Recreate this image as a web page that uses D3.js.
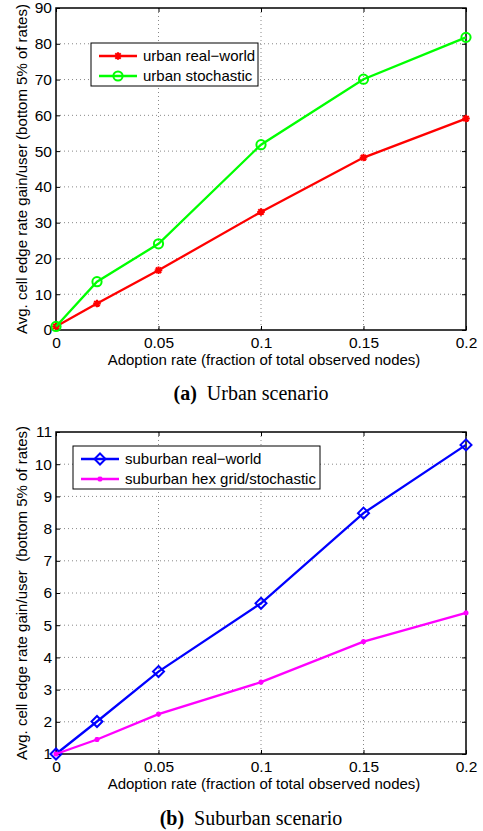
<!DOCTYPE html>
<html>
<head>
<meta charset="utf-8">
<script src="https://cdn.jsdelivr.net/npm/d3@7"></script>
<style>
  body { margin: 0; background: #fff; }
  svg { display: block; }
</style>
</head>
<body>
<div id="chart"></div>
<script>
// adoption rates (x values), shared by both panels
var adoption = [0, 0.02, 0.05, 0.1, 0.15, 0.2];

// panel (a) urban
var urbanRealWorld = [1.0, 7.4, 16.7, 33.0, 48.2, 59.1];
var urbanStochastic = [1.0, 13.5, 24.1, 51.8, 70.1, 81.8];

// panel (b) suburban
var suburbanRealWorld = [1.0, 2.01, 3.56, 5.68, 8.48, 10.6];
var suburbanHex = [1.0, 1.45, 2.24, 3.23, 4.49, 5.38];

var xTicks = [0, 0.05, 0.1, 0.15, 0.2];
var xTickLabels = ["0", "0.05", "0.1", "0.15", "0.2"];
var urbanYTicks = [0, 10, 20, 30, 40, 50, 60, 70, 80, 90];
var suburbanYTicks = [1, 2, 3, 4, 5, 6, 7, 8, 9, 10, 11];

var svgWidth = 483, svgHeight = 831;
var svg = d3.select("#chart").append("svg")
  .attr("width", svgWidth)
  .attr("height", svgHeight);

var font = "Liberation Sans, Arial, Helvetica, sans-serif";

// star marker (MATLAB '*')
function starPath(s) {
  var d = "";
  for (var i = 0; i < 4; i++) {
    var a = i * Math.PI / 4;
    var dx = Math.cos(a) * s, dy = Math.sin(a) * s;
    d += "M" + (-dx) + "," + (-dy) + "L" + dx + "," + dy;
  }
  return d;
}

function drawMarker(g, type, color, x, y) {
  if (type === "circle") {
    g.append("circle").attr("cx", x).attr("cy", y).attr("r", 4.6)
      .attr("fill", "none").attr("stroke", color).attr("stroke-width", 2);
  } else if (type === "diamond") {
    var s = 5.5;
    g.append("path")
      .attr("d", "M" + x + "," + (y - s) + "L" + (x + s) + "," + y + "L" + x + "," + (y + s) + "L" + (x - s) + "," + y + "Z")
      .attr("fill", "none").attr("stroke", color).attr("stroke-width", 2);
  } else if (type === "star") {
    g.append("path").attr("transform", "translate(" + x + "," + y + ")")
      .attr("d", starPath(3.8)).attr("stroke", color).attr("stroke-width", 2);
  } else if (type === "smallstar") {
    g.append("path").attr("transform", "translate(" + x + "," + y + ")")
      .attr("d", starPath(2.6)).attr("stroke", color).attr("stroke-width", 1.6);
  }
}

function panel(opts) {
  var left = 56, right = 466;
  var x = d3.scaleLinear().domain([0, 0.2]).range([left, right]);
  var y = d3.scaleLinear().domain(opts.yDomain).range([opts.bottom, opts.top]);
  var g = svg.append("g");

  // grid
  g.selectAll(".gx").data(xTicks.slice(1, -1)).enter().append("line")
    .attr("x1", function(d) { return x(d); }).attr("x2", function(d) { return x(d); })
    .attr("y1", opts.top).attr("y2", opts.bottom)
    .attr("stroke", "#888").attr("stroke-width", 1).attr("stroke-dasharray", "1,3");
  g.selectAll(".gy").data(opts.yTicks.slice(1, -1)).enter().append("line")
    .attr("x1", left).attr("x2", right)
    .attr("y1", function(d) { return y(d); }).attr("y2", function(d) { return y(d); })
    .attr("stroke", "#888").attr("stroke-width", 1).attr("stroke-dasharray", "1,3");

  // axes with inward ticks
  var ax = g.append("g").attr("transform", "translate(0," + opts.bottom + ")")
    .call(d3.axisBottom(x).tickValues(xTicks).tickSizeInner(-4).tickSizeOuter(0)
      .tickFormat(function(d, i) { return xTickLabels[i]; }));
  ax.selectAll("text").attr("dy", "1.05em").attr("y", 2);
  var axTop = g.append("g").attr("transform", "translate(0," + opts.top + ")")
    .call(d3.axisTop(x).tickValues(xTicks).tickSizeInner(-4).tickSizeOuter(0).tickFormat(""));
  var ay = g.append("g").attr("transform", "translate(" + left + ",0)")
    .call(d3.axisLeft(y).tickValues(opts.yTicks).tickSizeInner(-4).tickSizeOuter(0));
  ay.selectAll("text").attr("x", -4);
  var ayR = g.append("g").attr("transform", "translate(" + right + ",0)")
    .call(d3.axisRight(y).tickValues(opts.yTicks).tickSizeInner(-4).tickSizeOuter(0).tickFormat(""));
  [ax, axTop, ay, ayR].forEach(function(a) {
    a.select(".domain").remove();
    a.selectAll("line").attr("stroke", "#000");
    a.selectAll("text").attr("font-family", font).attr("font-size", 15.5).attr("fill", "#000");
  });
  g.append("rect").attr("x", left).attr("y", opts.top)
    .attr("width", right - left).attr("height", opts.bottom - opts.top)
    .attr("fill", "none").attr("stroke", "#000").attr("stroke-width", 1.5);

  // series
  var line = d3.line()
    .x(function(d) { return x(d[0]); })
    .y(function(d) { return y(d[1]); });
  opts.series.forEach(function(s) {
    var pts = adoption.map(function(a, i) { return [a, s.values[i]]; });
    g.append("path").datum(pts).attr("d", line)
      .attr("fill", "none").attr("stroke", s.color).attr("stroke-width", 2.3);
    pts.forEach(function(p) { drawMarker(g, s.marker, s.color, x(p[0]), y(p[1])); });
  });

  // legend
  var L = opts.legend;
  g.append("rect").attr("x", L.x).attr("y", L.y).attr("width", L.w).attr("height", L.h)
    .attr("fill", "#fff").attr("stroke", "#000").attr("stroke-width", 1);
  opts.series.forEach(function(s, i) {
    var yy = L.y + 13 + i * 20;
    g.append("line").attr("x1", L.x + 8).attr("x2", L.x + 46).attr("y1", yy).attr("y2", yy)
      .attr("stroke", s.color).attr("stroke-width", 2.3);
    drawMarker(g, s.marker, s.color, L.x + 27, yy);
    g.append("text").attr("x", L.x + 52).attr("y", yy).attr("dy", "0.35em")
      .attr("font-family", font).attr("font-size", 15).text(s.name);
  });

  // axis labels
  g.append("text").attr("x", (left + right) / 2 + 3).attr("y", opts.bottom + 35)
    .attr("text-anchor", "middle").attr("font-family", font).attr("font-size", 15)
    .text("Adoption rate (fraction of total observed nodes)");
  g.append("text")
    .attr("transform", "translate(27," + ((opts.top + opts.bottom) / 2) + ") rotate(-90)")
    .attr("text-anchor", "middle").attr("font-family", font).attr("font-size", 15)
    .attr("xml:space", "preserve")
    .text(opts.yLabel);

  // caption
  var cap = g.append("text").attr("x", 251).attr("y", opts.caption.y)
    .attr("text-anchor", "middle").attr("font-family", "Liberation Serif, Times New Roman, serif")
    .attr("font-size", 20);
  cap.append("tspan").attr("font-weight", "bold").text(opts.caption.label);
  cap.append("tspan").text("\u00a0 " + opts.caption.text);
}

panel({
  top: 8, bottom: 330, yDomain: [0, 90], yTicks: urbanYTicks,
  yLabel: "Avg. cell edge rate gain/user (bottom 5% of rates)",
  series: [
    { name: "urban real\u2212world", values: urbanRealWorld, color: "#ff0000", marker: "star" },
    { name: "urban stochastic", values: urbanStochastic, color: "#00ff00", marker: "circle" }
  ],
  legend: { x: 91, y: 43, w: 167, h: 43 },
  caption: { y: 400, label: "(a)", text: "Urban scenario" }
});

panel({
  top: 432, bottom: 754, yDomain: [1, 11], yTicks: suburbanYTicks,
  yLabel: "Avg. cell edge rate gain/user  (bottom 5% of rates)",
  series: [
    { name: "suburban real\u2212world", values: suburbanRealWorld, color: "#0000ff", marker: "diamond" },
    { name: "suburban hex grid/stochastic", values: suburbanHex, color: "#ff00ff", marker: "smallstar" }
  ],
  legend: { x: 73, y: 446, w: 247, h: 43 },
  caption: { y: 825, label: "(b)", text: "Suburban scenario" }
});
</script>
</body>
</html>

****

Leave out any pictures and return exactly the lines from the beginning of the data through the line with "var adoption = [0, 0.02, 0.05, 0.1, 0.15, 0.2];", inclusive.

Recreate this image as a web page that uses D3.js.
<!DOCTYPE html>
<html>
<head>
<meta charset="utf-8">
<script src="https://cdn.jsdelivr.net/npm/d3@7"></script>
<style>
  body { margin: 0; background: #fff; }
  svg { display: block; }
</style>
</head>
<body>
<div id="chart"></div>
<script>
// adoption rates (x values), shared by both panels
var adoption = [0, 0.02, 0.05, 0.1, 0.15, 0.2];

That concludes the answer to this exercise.